#### DIRECTIVE:
Your output is the lines from the first one to the one containing "Chart.register(...registerables);", repeated exactly, with images left out.

#### STORED DATA:
>>>
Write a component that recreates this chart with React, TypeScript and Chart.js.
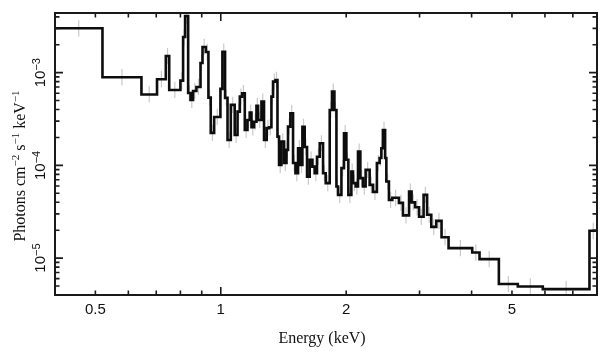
import React, { useEffect, useRef } from "react";
import { Chart, registerables } from "chart.js";

Chart.register(...registerables);

// Bin edges of the spectrum (keV)
const binEdges = [
  0.400, 0.520, 0.645, 0.703, 0.738, 0.752, 0.800, 0.812, 0.821, 0.835,
  0.846, 0.858, 0.874, 0.894, 0.904, 0.921, 0.934, 0.946, 0.964, 0.998,
  1.009, 1.024, 1.038, 1.057, 1.080, 1.097, 1.111, 1.125, 1.142, 1.159,
  1.174, 1.185, 1.202, 1.218, 1.229, 1.252, 1.270, 1.289, 1.306, 1.323,
  1.335, 1.353, 1.368, 1.380, 1.398, 1.419, 1.438, 1.450, 1.469, 1.491,
  1.511, 1.533, 1.555, 1.570, 1.590, 1.611, 1.635, 1.659, 1.681, 1.702,
  1.728, 1.760, 1.786, 1.826, 1.849, 1.874, 1.895, 1.912, 1.948, 1.976,
  2.002, 2.024, 2.058, 2.077, 2.108, 2.135, 2.163, 2.194, 2.227, 2.277,
  2.319, 2.370, 2.406, 2.429, 2.450, 2.480, 2.497, 2.533, 2.581, 2.677,
  2.737, 2.831, 2.871, 2.927, 2.992, 3.068, 3.128, 3.201, 3.291, 3.388,
  3.522, 4.014, 4.179, 4.651, 5.164, 5.929, 7.674, 8.0,
];

// Flux per bin (photons cm^-2 s^-1 keV^-1)
const flux = [
  3.01e-3, 8.92e-4, 5.82e-4, 8.49e-4, 1.51e-3, 6.51e-4, 8.20e-4, 2.42e-3, 4.08e-3, 6.04e-4,
  5.08e-4, 6.35e-4, 7.01e-4, 1.27e-3, 1.89e-3, 1.67e-3, 5.38e-4, 2.24e-4, 3.33e-4, 6.68e-4,
  1.68e-3, 5.34e-4, 1.88e-4, 4.49e-4, 2.13e-4, 3.80e-4, 5.51e-4, 6.00e-4, 2.41e-4, 3.09e-4,
  3.71e-4, 2.58e-4, 2.96e-4, 4.38e-4, 3.09e-4, 4.87e-4, 1.88e-4, 2.52e-4, 2.58e-4, 5.51e-4,
  8.00e-4, 8.34e-4, 2.04e-4, 1.01e-4, 1.81e-4, 1.06e-4, 1.47e-4, 2.62e-4, 3.65e-4, 1.06e-4,
  8.24e-5, 1.53e-4, 1.01e-4, 2.60e-4, 1.58e-4, 7.57e-5, 1.15e-4, 9.70e-5, 8.24e-5, 1.24e-4,
  1.73e-4, 8.24e-5, 6.43e-5, 3.96e-4, 6.24e-4, 3.96e-4, 5.91e-5, 4.81e-5, 9.33e-5, 2.22e-4,
  1.15e-4, 4.81e-5, 8.58e-5, 6.43e-5, 5.91e-5, 1.41e-4, 7.28e-5, 5.91e-5, 8.94e-5, 6.17e-5,
  5.18e-5, 1.06e-4, 1.20e-4, 1.53e-4, 2.41e-4, 1.20e-4, 6.69e-5, 4.25e-5, 4.47e-5, 3.94e-5,
  2.89e-5, 5.22e-5, 3.99e-5, 3.53e-5, 2.79e-5, 4.81e-5, 2.93e-5, 2.17e-5, 2.52e-5, 1.68e-5,
  1.28e-5, 1.15e-5, 9.75e-6, 5.25e-6, 4.94e-6, 4.63e-6, 1.97e-5,
];

// Apparent (roughly uniform) half-length of the grey error bars, in decades
const errorDex = 0.088;

const xLimits = [0.4, 8];
const yLimits = [4e-6, 4.4e-3];

const xLabeledTicks = [0.5, 1, 2, 5];
const xTickLabels = ["0.5", "1", "2", "5"];
const xMajorTicks = [1];
const xMinorTicks = [0.5, 0.6, 0.7, 0.8, 0.9, 2, 3, 4, 5, 6, 7, 8];

const yDecadeExponents = [-3, -4, -5];
const yMinorDecades = [1e-6, 1e-5, 1e-4, 1e-3];
const yMinorMultipliers = [2, 3, 4, 5, 6, 7, 8, 9];

const xTitle = "Energy (keV)";
const yTitleSegments = [
  { text: "Photons cm", sup: false },
  { text: "\u22122", sup: true },
  { text: " s", sup: false },
  { text: "\u22121", sup: true },
  { text: " keV", sup: false },
  { text: "\u22121", sup: true },
];

const SANS = '"Liberation Sans", Arial, Helvetica, sans-serif';
const SERIF = '"Liberation Serif", "Times New Roman", serif';

type Seg = { text: string; sup: boolean };

function richWidth(ctx: CanvasRenderingContext2D, segs: Seg[], base: string, sup: string) {
  let w = 0;
  for (const s of segs) {
    ctx.font = s.sup ? sup : base;
    w += ctx.measureText(s.text).width;
  }
  return w;
}

function drawRich(
  ctx: CanvasRenderingContext2D,
  segs: Seg[],
  x0: number,
  base: string,
  sup: string,
  raise: number
) {
  let x = x0;
  for (const s of segs) {
    ctx.font = s.sup ? sup : base;
    ctx.fillText(s.text, x, s.sup ? -raise : 0);
    x += ctx.measureText(s.text).width;
  }
}

const errorBarPlugin = {
  id: "errorBars",
  beforeDatasetsDraw(chart: any) {
    const { ctx, chartArea: a, scales } = chart;
    const xs = scales.x;
    const ys = scales.y;
    ctx.save();
    ctx.beginPath();
    ctx.rect(a.left, a.top, a.right - a.left, a.bottom - a.top);
    ctx.clip();
    ctx.strokeStyle = "#c9c9c9";
    ctx.lineWidth = 1.2;
    ctx.beginPath();
    for (let i = 0; i < flux.length; i++) {
      const xc = Math.sqrt(binEdges[i] * binEdges[i + 1]);
      const px = xs.getPixelForValue(xc);
      const lo = flux[i] / Math.pow(10, errorDex);
      const hi = flux[i] * Math.pow(10, errorDex);
      ctx.moveTo(px, ys.getPixelForValue(hi));
      ctx.lineTo(px, ys.getPixelForValue(lo));
    }
    ctx.stroke();
    ctx.restore();
  },
};

const axesPlugin = {
  id: "xspecAxes",
  afterDatasetsDraw(chart: any) {
    const { ctx, chartArea: a, scales } = chart;
    const xs = scales.x;
    const ys = scales.y;
    ctx.save();
    ctx.strokeStyle = "#1a1a1a";
    ctx.fillStyle = "#111";
    ctx.lineWidth = 2;
    ctx.strokeRect(a.left, a.top, a.right - a.left, a.bottom - a.top);

    ctx.lineWidth = 1.6;
    ctx.beginPath();
    for (const v of xMinorTicks) {
      const px = xs.getPixelForValue(v);
      ctx.moveTo(px, a.bottom);
      ctx.lineTo(px, a.bottom - 4.5);
      ctx.moveTo(px, a.top);
      ctx.lineTo(px, a.top + 4.5);
    }
    for (const v of xMajorTicks) {
      const px = xs.getPixelForValue(v);
      ctx.moveTo(px, a.bottom);
      ctx.lineTo(px, a.bottom - 8);
      ctx.moveTo(px, a.top);
      ctx.lineTo(px, a.top + 8);
    }
    for (const d of yMinorDecades) {
      for (const m of yMinorMultipliers) {
        const v = d * m;
        if (v <= yLimits[0] || v >= yLimits[1]) continue;
        const py = ys.getPixelForValue(v);
        ctx.moveTo(a.left, py);
        ctx.lineTo(a.left + 4.5, py);
        ctx.moveTo(a.right, py);
        ctx.lineTo(a.right - 4.5, py);
      }
    }
    for (const e of yDecadeExponents) {
      const py = ys.getPixelForValue(Math.pow(10, e));
      ctx.moveTo(a.left, py);
      ctx.lineTo(a.left + 8, py);
      ctx.moveTo(a.right, py);
      ctx.lineTo(a.right - 8, py);
    }
    ctx.stroke();

    ctx.font = `15px ${SANS}`;
    ctx.textAlign = "center";
    ctx.textBaseline = "alphabetic";
    xLabeledTicks.forEach((v, i) => {
      const px = xs.getPixelForValue(v);
      ctx.fillText(xTickLabels[i], px, a.bottom + 18.5);
    });

    ctx.textAlign = "left";
    const baseF = `15px ${SANS}`;
    const supF = `11px ${SANS}`;
    for (const e of yDecadeExponents) {
      const py = ys.getPixelForValue(Math.pow(10, e));
      const segs = [
        { text: "10", sup: false },
        { text: "\u2212" + String(Math.abs(e)), sup: true },
      ];
      const w = richWidth(ctx, segs, baseF, supF);
      ctx.save();
      ctx.translate(a.left - 10, py);
      ctx.rotate(-Math.PI / 2);
      drawRich(ctx, segs, -w / 2, baseF, supF, 5.5);
      ctx.restore();
    }

    ctx.font = `16px ${SERIF}`;
    ctx.textAlign = "center";
    ctx.fillText(xTitle, 322, 343);

    ctx.textAlign = "left";
    const tBase = `16px ${SERIF}`;
    const tSup = `11px ${SERIF}`;
    const tw = richWidth(ctx, yTitleSegments, tBase, tSup);
    ctx.save();
    ctx.translate(25, 166);
    ctx.rotate(-Math.PI / 2);
    drawRich(ctx, yTitleSegments, -tw / 2, tBase, tSup, 6);
    ctx.restore();

    ctx.restore();
  },
};

export default function App() {
  const ref = useRef<HTMLCanvasElement>(null);
  useEffect(() => {
    const canvas = ref.current;
    if (!canvas) return;
    const points = binEdges.map((e, i) => ({
      x: e,
      y: flux[Math.min(i, flux.length - 1)],
    }));
    const chart = new Chart(canvas, {
      type: "line",
      data: {
        datasets: [
          {
            data: points,
            stepped: "before",
            borderColor: "#0d0d0d",
            borderWidth: 2.6,
            pointRadius: 0,
            fill: false,
            tension: 0,
          } as any,
        ],
      },
      options: {
        responsive: false,
        animation: false,
        devicePixelRatio: 1,
        layout: { padding: { left: 55, right: 12, top: 13, bottom: 62 } },
        plugins: { legend: { display: false }, tooltip: { enabled: false } },
        scales: {
          x: { type: "logarithmic", min: xLimits[0], max: xLimits[1], display: false },
          y: { type: "logarithmic", min: yLimits[0], max: yLimits[1], display: false },
        },
      },
      plugins: [errorBarPlugin, axesPlugin],
    });
    return () => chart.destroy();
  }, []);
  return (
    <div style={{ position: "absolute", left: 0, top: 0, width: 609, height: 357, background: "#fff" }}>
      <canvas ref={ref} width={609} height={357} style={{ display: "block", width: 609, height: 357 }} />
    </div>
  );
}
<<<
#### FULL OUTPUT:
Write a component that recreates this chart with React, TypeScript and Chart.js.
import React, { useEffect, useRef } from "react";
import { Chart, registerables } from "chart.js";

Chart.register(...registerables);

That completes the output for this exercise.